Analysis: Section 35(2AB) requires approval of the in house R&D facility; Rule 6(7A) (amended w.e.f. 01.07.2016) introduces DSIR quantification by Form 3CL but the section itself does not expressly limit the deduction to expenditure quantified by DSIR. The assessee satisfied substantive conditions, Form 3CL was subsequently placed on record and only a small portion remained unquantified. Appellate proceedings are a continuation of assessment and legitimate claims supported by evidence can be considered; denying relief for administrative delay by DSIR would defeat the legislative purpose of incentivising R&D.
Conclusion: The assessee is entitled to weighted deduction under section 35(2AB) on the entire eligible expenditure; alternatively the unquantified portion is directed to be allowed under section 35(1)(i) subject to verification by the AO. The Assessing Officer is directed to grant relief in accordance with law.

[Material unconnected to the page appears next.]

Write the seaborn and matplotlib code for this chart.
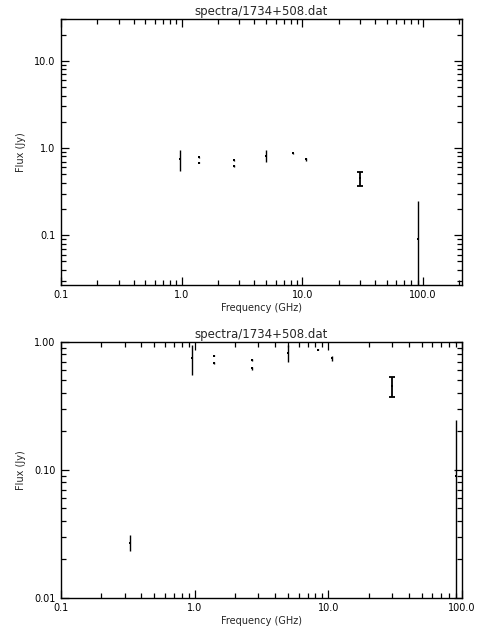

Final Conclusion: The Tribunal allows the assessee's substantive claims on (i) software licence expenditure (revenue allowed) and (ii) depreciation on identified intangible assets (allowed), sets aside the lower orders which disallowed those claims, restores the additional foreign tax issue to the Assessing Officer for verification (allowed for statistical purposes), and allows weighted deduction under section 35(2AB) (with alternative relief under section 35(1)(i)); overall the appeals are partly allowed for statistical purposes.
Ratio Decidendi: Application software licences of limited duration that confer only a restricted right to use without ownership or source code are revenue expenditure; the sixth proviso to section 32(1) operates only where there is succession to a business as a whole and where aggregate depreciation is claimable in the same year by predecessor and successor; subordinate rules (Rule 6(7A)) cannot be interpreted to curtail an express statutory entitlement under section 35(2AB) when substantive conditions under the Act are satisfied.